Airbus designs its jets so third world country citizens can fly them. it increases sales.

Take a guy who is plowing the fields in S. America, Africa or Asia who is making $3,000 a year and ask him if he wants to make 15K and if he wants to access the US economy to buy goods and services.

What do you think he'll say?


Yes... we have to worry about the short term and long term....
 
You are so sure that it will happen, so it must......

got it....

Nope... However there are many indications that we are going that way... my intent... awareness... Nothing worse than a bunch of cry baby pilots waking up in the morning only to find their jobs are gone, all while they say.. "how did this happen" and "ALPA sucks"


Have any of the EU airlines been over run with cheap Eastern European labor?

Actually one of the problems is many EU airlines and transnational airlines want to set up flight operations in Old East Bloc Euro countries.

Let's take it a step further... What is to stop David Neeleman from helping jB set up dispatch and mx in Brazil. Sure he doesn't work there, but that doesn't mean he can't represent jB.

What is to prevent DAL from setting up, mx, dx and scheduling in 3rd world countries.

You know, you guys are right.
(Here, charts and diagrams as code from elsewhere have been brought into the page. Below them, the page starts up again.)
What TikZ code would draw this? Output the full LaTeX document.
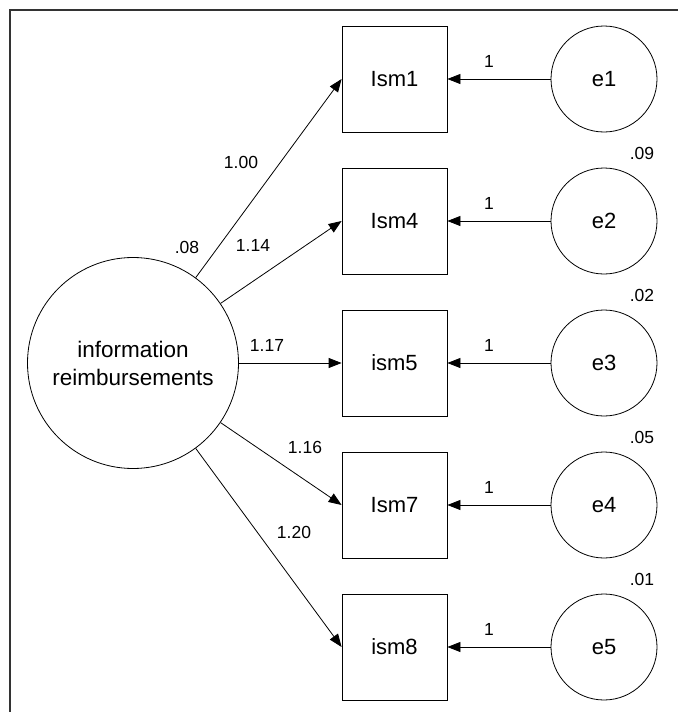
\documentclass[tikz,border=0pt]{standalone}
\usepackage{fontspec}
\setmainfont{Liberation Sans}
\usetikzlibrary{arrows.meta}
\begin{document}
\begin{tikzpicture}[x=1pt,y=-1pt,
  latent/.style={draw,circle,inner sep=0pt,line width=0.8pt},
  factor/.style={latent,minimum size=211pt,align=center,font=\fontsize{22.5}{28}\selectfont},
  obs/.style={draw,rectangle,minimum width=105pt,minimum height=106pt,inner sep=0pt,line width=0.8pt,font=\fontsize{22}{26}\selectfont},
  err/.style={latent,minimum size=106pt,font=\fontsize{22}{26}\selectfont},
  lbl/.style={font=\fontsize{17.5}{20}\selectfont,inner sep=0pt},
  arr/.style={line width=0.8pt,-{Triangle[length=13pt,width=10pt]}},
  frameline/.style={line width=1.5pt,black!80}]
\useasboundingbox (0,0) rectangle (678,712);
\draw[frameline] (10,712) -- (10,10) -- (678,10);

\node[factor] (F) at (133,363) {information\\reimbursements};

\node[obs] (b1) at (394.5,79) {Ism1};
\node[obs] (b2) at (394.5,221) {Ism4};
\node[obs] (b3) at (394.5,363) {ism5};
\node[obs] (b4) at (394.5,505) {Ism7};
\node[obs] (b5) at (394.5,647) {ism8};

\node[err] (e1) at (604,79) {e1};
\node[err] (e2) at (604,221) {e2};
\node[err] (e3) at (604,363) {e3};
\node[err] (e4) at (604,505) {e4};
\node[err] (e5) at (604,647) {e5};

\foreach \i in {1,...,5}{
  \draw[arr] (F) -- (b\i.west);
  \draw[arr] (e\i) -- (b\i);
}

\node[lbl] (one1) at (489,61) {1};
\node[lbl] (one2) at (489,203) {1};
\node[lbl] (one3) at (489,345) {1};
\node[lbl] (one4) at (489,487) {1};
\node[lbl] (one5) at (489,629) {1};

\node[lbl] (v2) at (642,153) {.09};
\node[lbl] (v3) at (642,295) {.02};
\node[lbl] (v4) at (642,437) {.05};
\node[lbl] (v5) at (642,579) {.01};
\node[lbl] (vF) at (187,247) {.08};

\node[lbl] (l1) at (241,162) {1.00};
\node[lbl] (l2) at (253,245) {1.14};
\node[lbl] (l3) at (267,345) {1.17};
\node[lbl] (l4) at (305,447) {1.16};
\node[lbl] (l5) at (294,532) {1.20};
\end{tikzpicture}
\end{document}
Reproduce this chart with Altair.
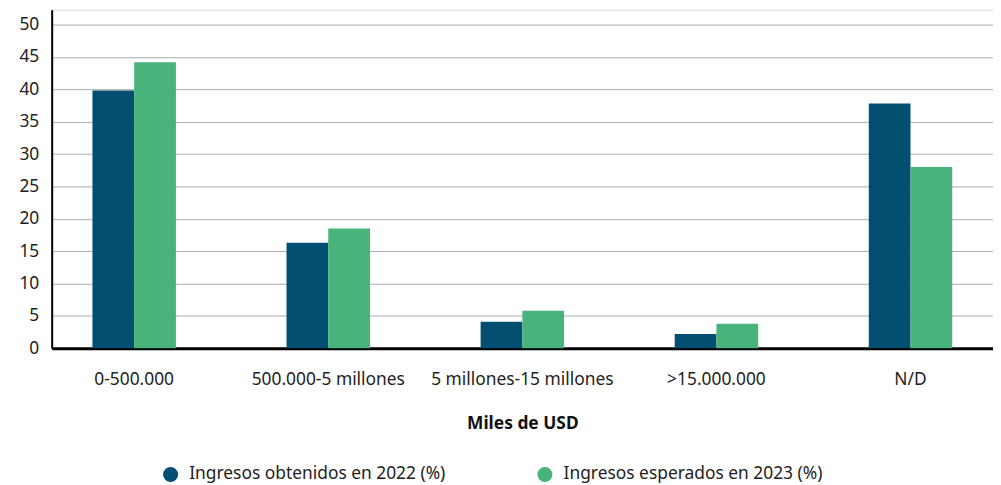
import altair as alt
import pandas as pd

categories = ["0-500.000", "500.000-5 millones", "5 millones-15 millones", ">15.000.000", "N/D"]
series = ["Ingresos obtenidos en 2022 (%)", "Ingresos esperados en 2023 (%)"]
obtenidos_2022 = [39.8, 16.3, 4.1, 2.2, 37.8]
esperados_2023 = [44.2, 18.5, 5.8, 3.8, 28.0]
y_ticks = [0, 5, 10, 15, 20, 25, 30, 35, 40, 45, 50]
colors = ["#024F72", "#48B37A"]

rows = []
for c, a, b in zip(categories, obtenidos_2022, esperados_2023):
    rows.append({"cat": c, "serie": series[0], "val": a})
    rows.append({"cat": c, "serie": series[1], "val": b})
df = pd.DataFrame(rows)

FONT = "Noto Sans"
FS = 17.5

chart = alt.Chart(df).mark_bar().encode(
    x=alt.X("cat:N", sort=categories,
            scale=alt.Scale(paddingInner=0.57, paddingOuter=0.21),
            axis=alt.Axis(title="Miles de USD", labelAngle=0, labelPadding=22,
                          labelFontSize=FS, labelColor="#222", titleFontSize=FS,
                          titleFontWeight="bold", titleColor="#111", titlePadding=27,
                          labelLimit=400, labelOverlap=False,
                          ticks=False, domainColor="#000", domainWidth=3,
                          labelFont=FONT, titleFont=FONT)),
    xOffset=alt.XOffset("serie:N", sort=series),
    y=alt.Y("val:Q", scale=alt.Scale(domain=[0, 52.3], nice=False),
            axis=alt.Axis(title=None, values=y_ticks, labelFontSize=FS, labelColor="#222",
                          labelPadding=13, ticks=False, domainColor="#000", domainWidth=2,
                          grid=True, gridColor="#aaaaaa", gridWidth=1, labelFont=FONT)),
    color=alt.Color("serie:N", sort=series,
                    scale=alt.Scale(domain=series, range=colors),
                    legend=alt.Legend(title=None, orient="none", legendX=111, legendY=459,
                                      direction="horizontal", symbolType="circle",
                                      symbolSize=230, labelFontSize=FS, labelColor="#222",
                                      labelFont=FONT, columnPadding=91, symbolStrokeWidth=0,
                                      labelOffset=10, labelLimit=400)),
).properties(
    width=948, height=341,
    autosize=alt.AutoSizeParams(type="none"),
    padding={"left": 44, "top": 0, "right": 0, "bottom": 140},
).configure_view(stroke=None).configure(font=FONT)

chart.save("out.html", embed_options={"renderer": "svg", "actions": False})
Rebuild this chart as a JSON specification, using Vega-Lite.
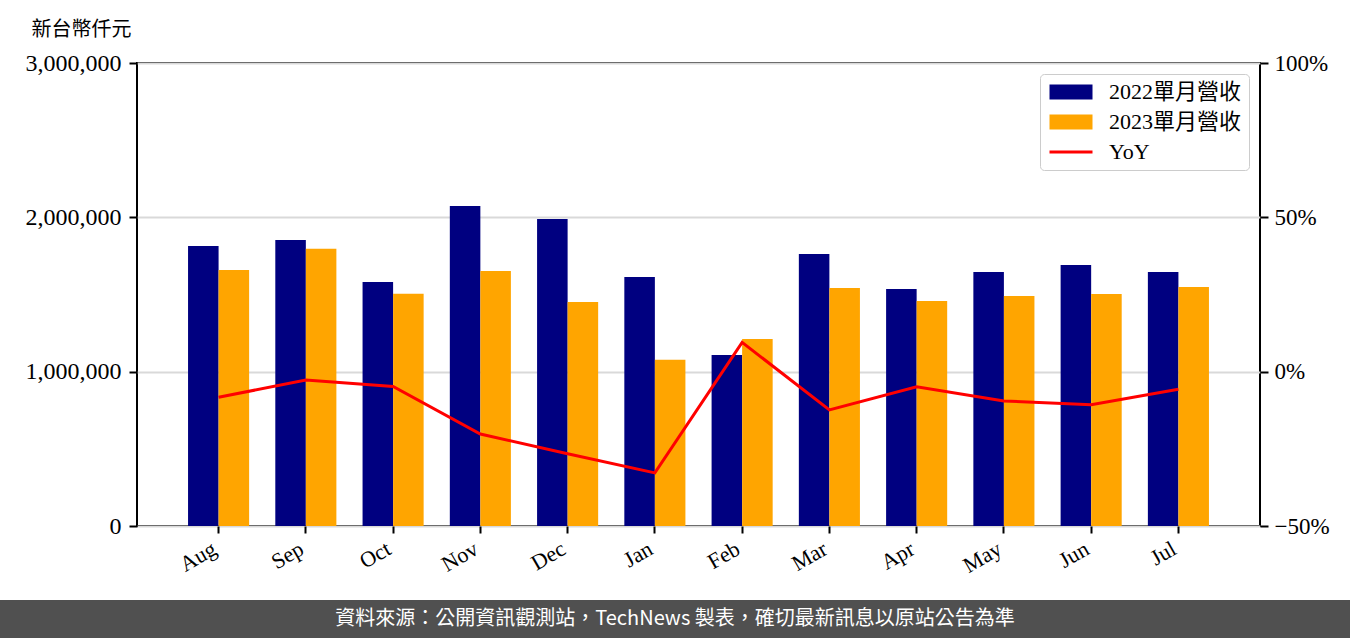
{
  "$schema": "https://vega.github.io/schema/vega-lite/v6.json",
  "background": "white",
  "padding": {"left": 0, "top": 18, "right": 0, "bottom": 0},
  "spacing": 22,
  "resolve": {"scale": {"color": "independent"}, "legend": {"color": "independent"}},
  "config": {
    "view": {"stroke": null},
    "font": "Liberation Serif"
  },
  "datasets": {
    "revenue": [
      {"month": "Aug", "series": "2022單月營收", "revenue": 1814000},
      {"month": "Aug", "series": "2023單月營收", "revenue": 1659000},
      {"month": "Sep", "series": "2022單月營收", "revenue": 1853000},
      {"month": "Sep", "series": "2023單月營收", "revenue": 1797000},
      {"month": "Oct", "series": "2022單月營收", "revenue": 1581000},
      {"month": "Oct", "series": "2023單月營收", "revenue": 1505000},
      {"month": "Nov", "series": "2022單月營收", "revenue": 2073000},
      {"month": "Nov", "series": "2023單月營收", "revenue": 1652000},
      {"month": "Dec", "series": "2022單月營收", "revenue": 1989000},
      {"month": "Dec", "series": "2023單月營收", "revenue": 1451000},
      {"month": "Jan", "series": "2022單月營收", "revenue": 1613000},
      {"month": "Jan", "series": "2023單月營收", "revenue": 1078000},
      {"month": "Feb", "series": "2022單月營收", "revenue": 1108000},
      {"month": "Feb", "series": "2023單月營收", "revenue": 1212000},
      {"month": "Mar", "series": "2022單月營收", "revenue": 1762000},
      {"month": "Mar", "series": "2023單月營收", "revenue": 1542000},
      {"month": "Apr", "series": "2022單月營收", "revenue": 1536000},
      {"month": "Apr", "series": "2023單月營收", "revenue": 1458000},
      {"month": "May", "series": "2022單月營收", "revenue": 1646000},
      {"month": "May", "series": "2023單月營收", "revenue": 1490000},
      {"month": "Jun", "series": "2022單月營收", "revenue": 1691000},
      {"month": "Jun", "series": "2023單月營收", "revenue": 1503000},
      {"month": "Jul", "series": "2022單月營收", "revenue": 1646000},
      {"month": "Jul", "series": "2023單月營收", "revenue": 1549000}
    ],
    "yoy": [
      {"month": "Aug", "yoy": -0.083},
      {"month": "Sep", "yoy": -0.027},
      {"month": "Oct", "yoy": -0.048},
      {"month": "Nov", "yoy": -0.202},
      {"month": "Dec", "yoy": -0.266},
      {"month": "Jan", "yoy": -0.328},
      {"month": "Feb", "yoy": 0.095},
      {"month": "Mar", "yoy": -0.124},
      {"month": "Apr", "yoy": -0.049},
      {"month": "May", "yoy": -0.095},
      {"month": "Jun", "yoy": -0.107},
      {"month": "Jul", "yoy": -0.057}
    ],
    "note": [
      {"text": "資料來源：公開資訊觀測站，TechNews 製表，確切最新訊息以原站公告為準"}
    ]
  },
  "vconcat": [
    {
      "spacing": 0,
      "resolve": {"scale": {"color": "independent"}, "legend": {"color": "independent"}},
      "hconcat": [
        {
          "width": 24,
          "height": 463,
          "data": {"values": [{}]},
          "mark": {"type": "text"},
          "encoding": {"text": {"value": ""}}
        },
        {
          "width": 1123,
          "height": 463,
          "view": {"stroke": "black", "strokeWidth": 2},
          "layer": [
            {
              "data": {"name": "revenue"},
              "mark": {"type": "bar"},
              "encoding": {
                "x": {
                  "field": "month",
                  "type": "nominal",
                  "sort": ["Aug", "Sep", "Oct", "Nov", "Dec", "Jan", "Feb", "Mar", "Apr", "May", "Jun", "Jul"],
                  "scale": {"paddingInner": 0.3, "paddingOuter": 0.585},
                  "axis": {
                    "title": null,
                    "labelAngle": -30,
                    "labelAlign": "right",
                    "labelBaseline": "top",
                    "labelFont": "Liberation Serif",
                    "labelFontSize": 22,
                    "labelColor": "black",
                    "labelPadding": 5,
                    "labelOffset": -9,
                    "tickSize": 7,
                    "tickWidth": 2,
                    "tickColor": "black",
                    "domain": false,
                    "grid": false
                  }
                },
                "xOffset": {
                  "field": "series",
                  "type": "nominal",
                  "sort": ["2022單月營收", "2023單月營收"],
                  "scale": {"paddingInner": 0, "paddingOuter": 0}
                },
                "y": {
                  "field": "revenue",
                  "type": "quantitative",
                  "scale": {"domain": [0, 3000000], "nice": false},
                  "axis": {
                    "values": [0, 1000000, 2000000, 3000000],
                    "format": ",d",
                    "labelFont": "Liberation Serif",
                    "labelFontSize": 24,
                    "labelColor": "black",
                    "labelPadding": 8,
                    "tickSize": 8,
                    "tickWidth": 2,
                    "tickColor": "black",
                    "domain": false,
                    "grid": true,
                    "gridColor": "#d9d9d9",
                    "gridWidth": 2,
                    "title": "新台幣仟元",
                    "titleAngle": 0,
                    "titleAlign": "left",
                    "titleBaseline": "top",
                    "titleX": -106,
                    "titleY": -44,
                    "titleFont": "Noto Sans CJK TC",
                    "titleFontSize": 20,
                    "titleFontWeight": "normal",
                    "titleColor": "black"
                  }
                },
                "color": {
                  "field": "series",
                  "type": "nominal",
                  "scale": {
                    "domain": ["2022單月營收", "2023單月營收", "YoY"],
                    "range": ["#000080", "#ffa500", "#ff0000"]
                  },
                  "legend": {
                    "title": null,
                    "orient": "top-right",
                    "offset": 11,
                    "padding": 7,
                    "fillColor": "rgba(255,255,255,0.8)",
                    "strokeColor": "#cccccc",
                    "cornerRadius": 4,
                    "labelFont": "Liberation Serif, Noto Sans CJK TC",
                    "labelFontSize": 22,
                    "labelColor": "black",
                    "symbolSize": 225,
                    "symbolOffset": 13,
                    "labelOffset": 27,
                    "rowPadding": 8,
                    "encode": {
                      "symbols": {
                        "update": {
                          "shape": {"signal": "datum.value === 'YoY' ? 'stroke' : 'M-1,-0.35H1V0.35H-1Z'"},
                          "size": {"value": 1849},
                          "fill": {"signal": "datum.value === '2022單月營收' ? '#000080' : datum.value === '2023單月營收' ? '#ffa500' : 'transparent'"},
                          "stroke": {"signal": "datum.value === 'YoY' ? '#ff0000' : 'transparent'"},
                          "strokeWidth": {"signal": "datum.value === 'YoY' ? 3 : 0"},
                          "opacity": {"value": 1}
                        }
                      }
                    }
                  }
                }
              }
            },
            {
              "data": {"name": "yoy"},
              "mark": {"type": "line", "strokeWidth": 3},
              "encoding": {
                "x": {
                  "field": "month",
                  "type": "nominal",
                  "sort": ["Aug", "Sep", "Oct", "Nov", "Dec", "Jan", "Feb", "Mar", "Apr", "May", "Jun", "Jul"]
                },
                "y": {
                  "field": "yoy",
                  "type": "quantitative",
                  "scale": {"domain": [-0.5, 1], "nice": false},
                  "axis": {
                    "orient": "right",
                    "values": [-0.5, 0, 0.5, 1],
                    "format": ".0%",
                    "labelFont": "Liberation Serif",
                    "labelFontSize": 23,
                    "labelColor": "black",
                    "labelPadding": 6,
                    "tickSize": 8,
                    "tickWidth": 2,
                    "tickColor": "black",
                    "domain": false,
                    "grid": false,
                    "title": null
                  }
                },
                "color": {"datum": "YoY"},
                "order": {"value": null}
              }
            }
          ],
          "resolve": {"scale": {"y": "independent"}}
        }
      ]
    },
    {
      "width": 1350,
      "height": 38,
      "view": {"fill": "#505050", "stroke": null},
      "data": {"name": "note"},
      "mark": {"type": "text", "color": "white", "font": "Noto Sans CJK TC", "fontSize": 20, "baseline": "middle", "align": "center"},
      "encoding": {"text": {"field": "text"}}
    }
  ]
}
There is obviously plenty of financing available for the airlines in the US right now to help them through the down turn.

Foreign ownership means foreign control which means foreign jobs. What is to prevent a foreign company from flying in third world pilots to fly a domestic 6 day trip?

The camels nose under the tent in all this is.... the first lose for us is the widebody transoceanic flying. that will be done by foreigners..

The foreign carriers will use their US surrogates to petition the US gov't for work visas. A win win for all [except pilots] as American unions will be even more watered down.

All of this information is out there....
 
Have you ever heard Mexicana on the radio? Could you imagin that everywhere?
I'm not so sure I haven't heard them flying for the regionals already! Are the regionals hiring right off the boat?